Глядя на белые облака, Гамлет думал: «Раз никто не знает, что нам предстоит, почему не расстаться с неизвестностью заблаговременно? Будь что будет!» — говорил он, и сцену обнимала великая тишина…
У каждого из наших актёров была своя история личных отношений с Мастером. Иногда — почти идеальная. Иногда — сложносочинённая, изменчивая. Чаще всего — пунктирная, трудноуловимая. Но, когда она получала естественное (или неестественное) завершение, такое, как Бог послал, появлялся новый свет обратного чтения и набирали вес малозначащие прежде пустяки, понимаете?.. А завершённый сюжет обретал жанровую окраску. Драма. Трагедия… Нет, комедией тут, пожалуй, не назовёшь ничего. Может быть, «пиеса»…

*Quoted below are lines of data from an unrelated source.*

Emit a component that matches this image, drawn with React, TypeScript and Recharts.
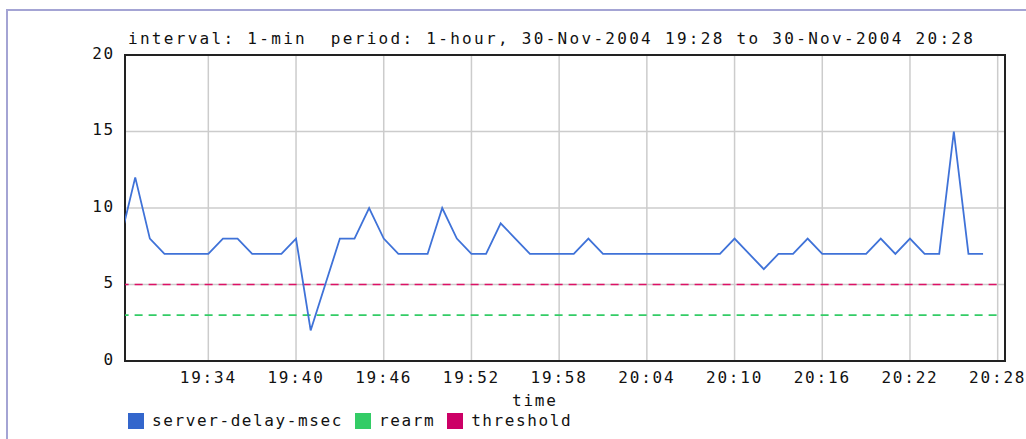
import React from "react";
import {
  LineChart,
  Line,
  XAxis,
  YAxis,
  CartesianGrid,
  ReferenceArea,
} from "recharts";

// minutes after 19:28
const minutes = [
  0, 1, 2, 3, 4, 5, 6, 7, 8, 9, 10, 11, 12, 13, 14, 15, 16, 17, 18, 19, 20, 21,
  22, 23, 24, 25, 26, 27, 28, 29, 30, 31, 32, 33, 34, 35, 36, 37, 38, 39, 40,
  41, 42, 43, 44, 45, 46, 47, 48, 49, 50, 51, 52, 53, 54, 55, 56, 57, 58, 59,
];
const serverDelay = [
  8, 12, 8, 7, 7, 7, 7, 8, 8, 7, 7, 7, 8, 2, 5, 8, 8, 10, 8, 7, 7, 7, 10, 8, 7,
  7, 9, 8, 7, 7, 7, 7, 8, 7, 7, 7, 7, 7, 7, 7, 7, 7, 8, 7, 6, 7, 7, 8, 7, 7, 7,
  7, 8, 7, 8, 7, 7, 15, 7, 7,
];
const rearmLevel = 3;
const thresholdLevel = 5;

const xTicks = [6, 12, 18, 24, 30, 36, 42, 48, 54, 60];
const xTickLabels = [
  "19:34", "19:40", "19:46", "19:52", "19:58",
  "20:04", "20:10", "20:16", "20:22", "20:28",
];
const yTicks = [0, 5, 10, 15, 20];

const title =
  "interval: 1-min  period: 1-hour, 30-Nov-2004 19:28 to 30-Nov-2004 20:28";

const legendItems = [
  { name: "server-delay-msec", color: "#3366cc" },
  { name: "rearm", color: "#33cc66" },
  { name: "threshold", color: "#cc0066" },
];

const data = minutes.map((t, i) => ({ t, delay: serverDelay[i] }));
const rearmData = [
  { t: 0, v: rearmLevel },
  { t: 60, v: rearmLevel },
];
const thresholdData = [
  { t: 0, v: thresholdLevel },
  { t: 60, v: thresholdLevel },
];

const mono = "'DejaVu Sans Mono', monospace";

export default function App() {
  const tickStyle = {
    fontSize: 16,
    fontFamily: mono,
    fill: "#111",
    letterSpacing: 1.8,
  };

  return (
    <div
      style={{
        position: "absolute",
        left: 0,
        top: 0,
        width: 1026,
        height: 439,
        overflow: "hidden",
        background: "#fff",
      }}
    >
      {/* outer frame */}
      <div
        style={{
          position: "absolute",
          left: 6,
          top: 9,
          width: 1200,
          height: 600,
          border: "2px solid #a4a4d4",
        }}
      />

      <div
        style={{
          position: "absolute",
          left: 128,
          top: 31,
          fontFamily: mono,
          fontSize: 16,
          lineHeight: "16px",
          letterSpacing: 2.3,
          whiteSpace: "pre",
          color: "#111",
        }}
      >
        {title}
      </div>

      <div style={{ position: "absolute", left: 0, top: 0 }}>
        <LineChart
          width={1026}
          height={439}
          data={data}
          margin={{ top: 55, right: 21, bottom: 48, left: 85 }}
        >
          <CartesianGrid stroke="#cccccc" strokeWidth={1.5} />
          <XAxis
            dataKey="t"
            type="number"
            domain={[0.3, 60.5]}
            allowDataOverflow
            ticks={xTicks}
            tickFormatter={(v: number) => xTickLabels[xTicks.indexOf(v)] ?? ""}
            tick={tickStyle}
            tickLine={false}
            axisLine={false}
            tickSize={0}
            tickMargin={11}
            height={30}
            interval={0}
          />
          <YAxis
            type="number"
            domain={[0, 20]}
            ticks={yTicks}
            tick={{ ...tickStyle, dy: -2 }}
            tickLine={false}
            axisLine={false}
            tickSize={0}
            tickMargin={10}
            width={40}
          />
          <Line
            data={rearmData}
            dataKey="v"
            stroke="#33cc66"
            strokeWidth={1.6}
            strokeDasharray="8 6"
            dot={false}
            activeDot={false}
            isAnimationActive={false}
          />
          <Line
            data={thresholdData}
            dataKey="v"
            stroke="#dd1166"
            strokeWidth={1.6}
            strokeDasharray="8 6"
            dot={false}
            activeDot={false}
            isAnimationActive={false}
          />
          <Line
            dataKey="delay"
            stroke="#3f72d8"
            strokeWidth={1.8}
            dot={false}
            activeDot={false}
            isAnimationActive={false}
          />
          <ReferenceArea
            x1={0.3}
            x2={60.5}
            y1={0}
            y2={20}
            fill="none"
            stroke="#222"
            strokeWidth={2}
            ifOverflow="visible"
          />
        </LineChart>
      </div>

      <div
        style={{
          position: "absolute",
          left: 512,
          top: 393,
          fontFamily: mono,
          fontSize: 16,
          lineHeight: "16px",
          letterSpacing: 1.8,
          color: "#111",
        }}
      >
        time
      </div>

      <div
        style={{
          position: "absolute",
          left: 128,
          top: 413,
          display: "flex",
          alignItems: "center",
          fontFamily: mono,
          fontSize: 16,
          lineHeight: "16px",
          letterSpacing: 1.6,
          color: "#111",
        }}
      >
        {legendItems.map((it) => (
          <div
            key={it.name}
            style={{ display: "flex", alignItems: "center", marginRight: 12 }}
          >
            <span
              style={{
                display: "inline-block",
                width: 16,
                height: 16,
                background: it.color,
                marginRight: 8,
              }}
            />
            <span>{it.name}</span>
          </div>
        ))}
      </div>
    </div>
  );
}
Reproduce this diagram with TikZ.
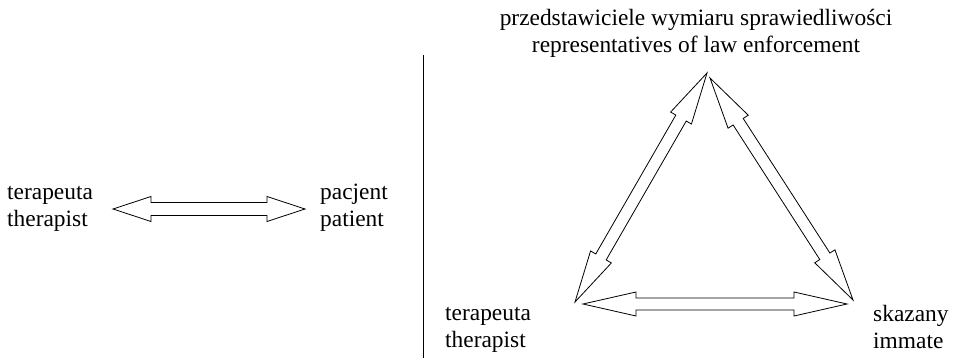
\documentclass[tikz,border=0pt]{standalone}
\usepackage{fontspec}
\setmainfont{Liberation Serif}
\usetikzlibrary{calc}
\tikzset{
  lbl/.style={inner sep=0pt, align=left, font=\fontsize{23.4}{27}\selectfont},
  dblarr/.style={draw=black, line width=0.8pt, line join=miter, fill=white},
  divider/.style={draw=black, line width=1pt}
}
\newcommand\dblarrow[5]{% from, to, head length, head half width, shaft half width
  \draw[dblarr] (#1)
    -- ($(#1)!#3!(#2)!#4!90:(#2)$) -- ($(#1)!#3!(#2)!#5!90:(#2)$)
    -- ($(#2)!#3!(#1)!#5!-90:(#1)$) -- ($(#2)!#3!(#1)!#4!-90:(#1)$)
    -- (#2)
    -- ($(#2)!#3!(#1)!#4!90:(#1)$) -- ($(#2)!#3!(#1)!#5!90:(#1)$)
    -- ($(#1)!#3!(#2)!#5!-90:(#2)$) -- ($(#1)!#3!(#2)!#4!-90:(#2)$)
    -- cycle;}
\begin{document}
\begin{tikzpicture}[x=1pt,y=-1pt]
\useasboundingbox (0,0) rectangle (953,358);
% left part
\node[lbl, anchor=base west] (ter1) at (7,226) {terapeuta\\therapist};
\node[lbl, anchor=base west] (pac) at (320,226) {pacjent\\patient};
\coordinate (l1) at (113,209);
\coordinate (l2) at (305,209);
\dblarrow{l1}{l2}{38pt}{12.5pt}{6.5pt}
% divider
\coordinate (d1) at (423,55);
\coordinate (d2) at (423,358);
\draw[divider] (d1) -- (d2);
% right part
\node[lbl, align=center, anchor=base] (law) at (696,53) {przedstawiciele wymiaru sprawiedliwości\\representatives of law enforcement};
\node[lbl, anchor=base west] (ter2) at (445,347) {terapeuta\\therapist};
\node[lbl, anchor=base west] (ska) at (873,348) {skazany\\immate};
\coordinate (ta) at (707,73);
\coordinate (bl) at (575,302);
\coordinate (tb) at (710,78);
\coordinate (br) at (853,300);
\coordinate (ha) at (583,304);
\coordinate (hb) at (847,304);
\dblarrow{ta}{bl}{52pt}{12pt}{6pt}
\dblarrow{tb}{br}{52pt}{12pt}{6pt}
\dblarrow{ha}{hb}{53pt}{12pt}{6pt}
\end{tikzpicture}
\end{document}
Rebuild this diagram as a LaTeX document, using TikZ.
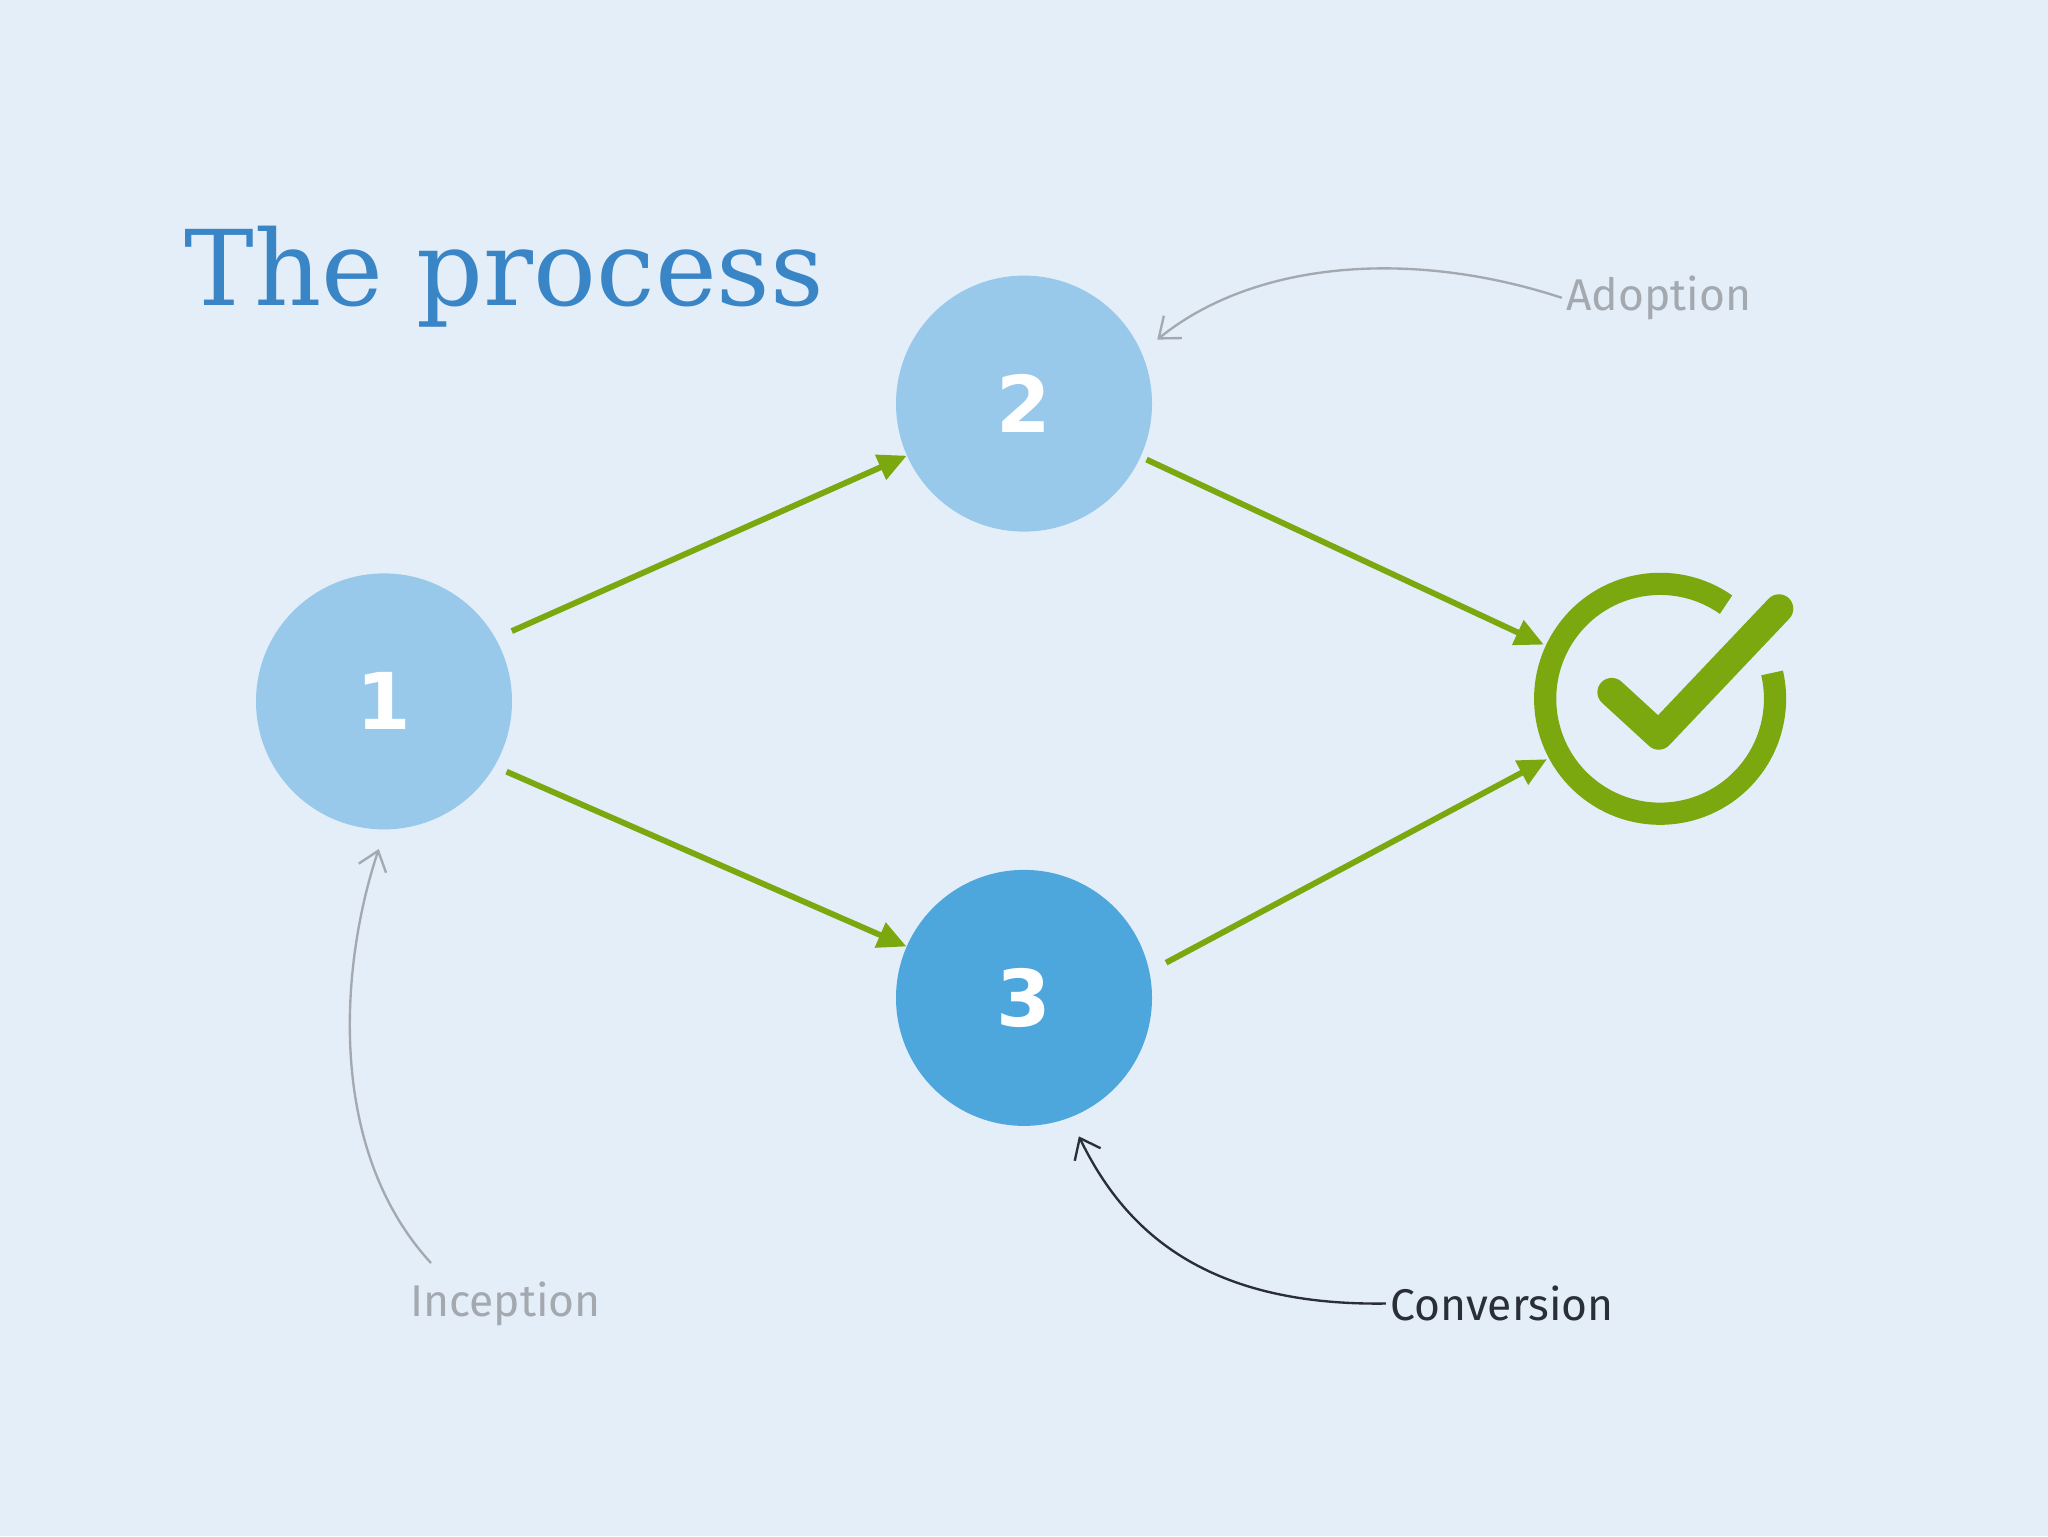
\documentclass[tikz,border=0pt]{standalone}
\usepackage{fontspec}
\setmainfont{DejaVu Serif}
\newfontfamily\numf{DejaVu Sans}
\newfontfamily\handf{Fira Sans}
\usetikzlibrary{arrows.meta}
\definecolor{bg}{HTML}{E3EEF9}
\definecolor{lb}{HTML}{99C9EA}
\definecolor{db}{HTML}{4DA6DC}
\definecolor{gr}{HTML}{7AA80E}
\definecolor{tb}{HTML}{3A85C6}
\definecolor{gy}{HTML}{A4A9B0}
\definecolor{dk}{HTML}{2A2E36}
\begin{document}
\begin{tikzpicture}[x=1pt,y=-1pt,
  stage/.style={circle,minimum size=196pt,inner sep=0pt,text=white,font=\numf\bfseries\fontsize{60}{60}\selectfont},
  flow/.style={gr,line width=4.5pt,-{Triangle[length=22pt,width=20pt]},shorten <=2pt},
  note/.style={-{Straight Barb[length=14pt,width=22pt]},line width=1.8pt},
  lab/.style={font=\handf\fontsize{34}{34}\selectfont}]
\fill[bg] (0,0) rectangle (1568,1176);
\node[anchor=west,text=tb,font=\fontsize{80}{80}\selectfont] (title) at (138,212) {The process};
\node[stage,fill=lb] (n1) at (294,537) {1};
\node[stage,fill=lb] (n2) at (784,309) {2};
\node[stage,fill=db] (n3) at (784,764) {3};
\node[circle,minimum size=196pt,inner sep=0pt] (ok) at (1271,535) {};
\draw[gr,line width=17pt] (1271,535) ++(-55:88) arc[start angle=-55,end angle=-373,radius=88];
\draw[gr,line width=22pt,line cap=round,line join=round] (1234,530) -- (1270,563) -- (1362,466);
\draw[flow] (390,484) -- (n2);
\draw[flow] (876,351) -- (ok);
\draw[flow] (386,590) -- (n3);
\draw[flow] (891,738) -- (ok);
\node[lab,text=gy] (adop) at (1270,228) {Adoption};
\node[lab,text=gy] (incep) at (387,998) {Inception};
\node[lab,text=dk] (conv) at (1150,998) {Conversion};
\draw[note,gy] (adop.west) .. controls (1080,190) and (960,200) .. (886,260);
\draw[note,gy] (330,967) .. controls (250,880) and (260,740) .. (290,650);
\draw[note,dk] (conv.west) .. controls (920,1000) and (860,940) .. (826,870);
\end{tikzpicture}
\end{document}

Большое впечатление производил на меня рассказ о Гогином приходе в БДТ и начавшейся «перестройке». В дневниках Дины Морисовны Шварц, опубликованных её дочерью, Еленой Шварц, названа цифра уволенных артистов: более тридцати человек. «Г.А. Товстоногов, назначенный в 1956 году главным режиссёром БДТ, — писала Дина, — уже известный, лауреат двух премий, был молод, талантлив, полон сил. Он был уверен, что принципы К.С. Станиславского и Немировича-Данченко единственно верны, что человечество ничего лучшего не придумало. С этих позиций он начал свою деятельность по созданию труппы. За годы кризиса, который продолжался семь лет (после снятия Н.С. Рашевской в 1949 году) некогда прославленный театр не только растерял свои прошлые традиции, но оказался не в силах держать какой-то уровень. Откатились зрители. Недаром в одном из городских «капустников» показывали, как солдат, получивших наказание и посаженных на гауптвахту, обещают освободить и взамен отправить на спектакль в Большой драматический театр. Эта перспектива приводит солдат в ужас, и они просятся обратно «на губу». Жуткая финансовая задолженность грозила «первому советскому театру» даже закрытием…»
Была там и одна отдельно взятая катастрофа… Мне казалось, что она не слишком задела Мастера, но в воспоминаниях сценариста Анатолия Гребнева есть исповедальный монолог Гоги.
«— Нет… Новый театр не возьму, исключено. Это можно раз или два в жизни. Когда в 56-м я пришёл в БДТ, пришлось частично менять труппу. Знаете, что это такое! Один актёр уволенный, хороший человек, повесился, оставил записку. Я не спал после этого… Нет, больше никогда!..»
«…Нерон спросил [трибуна], не собирается ли Сенека добровольно расстаться с жизнью. На это трибун, не колеблясь, ответил, что он не уловил никаких признаков страха, ничего мрачного ни в его словах, ни в выражении лица. И трибун получил приказ немедленно возвратиться к Сенеке и возвестить ему смерть…» Так писал в своём сообщении Корнелий Тацит…
«Артист Кафтанов не был гением, / а новый главный режиссёр / своим державным мановением / его не вычеркнул, а стёр. / Не осознав масштаб события, / артист Кафтанов шёл домой, / соображая план прикрытия / своей профессии — другой. / Коллегам, нет, он не завидовал, / но, усиками шевеля, / шагал и чётко так прикидывал: / «В пожарники?.. В учителя?..» / И думал он: «С таким-то опытом, / с такой фактурой и нутром, / я должен быть актёрским Моцартом, / а не отставленным козлом…» / А дома он намылил вервие, / наладил прочный узелок, / и, подведя итоги первые, / пнул табуретку из-под ног... / На том история кончается, / ни смысла, ни морали нет... / Беда лишь в том, что он качается / перед глазами сорок лет...»
Фамилию самоубийцы я в стихотворении изменил…
— Почему он тогда не уволил меня? — спросил Заблудовский, вспоминая генеральную чистку.